Began her career as a high school health and physical education teacher in Hutchinson before going to become head of the Department of Health and Physical Education for women at the Kansas State Teachers College at Pittsburg where she introduced several innovations in physical training during her 20-year tenure.
After recovering from an automobile accident, developed a driver's education program for instructors — the first of its kind west of the Mississippi. Convinced the Kansas Department of Education that driver’s education should be taught in high school.

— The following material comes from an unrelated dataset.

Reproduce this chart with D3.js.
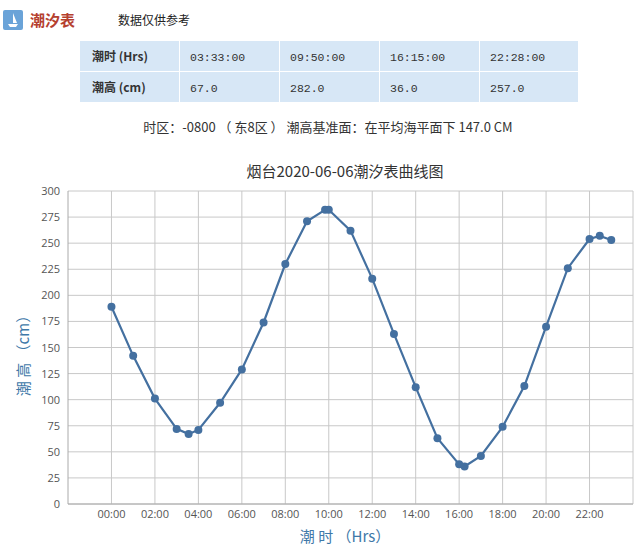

Earned a master’s degree from Columbia University and, in 1941 at New York University, became the first woman in the nation to receive a doctorate in safety education. Accepted a position with the American Red Cross and served as the National Director of Accident Prevention, later serving as the safety specialist for the U.S. Product Safety Commission and the U.S. Department of Public Health and Welfare. Was the first woman in the nation to be elected president of the American Academy of Safety Education. Spent 10 years as a safety education consultant for Owens Corning Fiberglass and other companies before retiring at age 83.
Received an Honorary Doctorate in 1966 and an Alumni Citation from Baker in 1983. Received numerous state and national honors and awards for her outstanding work and writing in the field of safety and health. Inducted into the International Safety and Health Hall of Fame in 1996.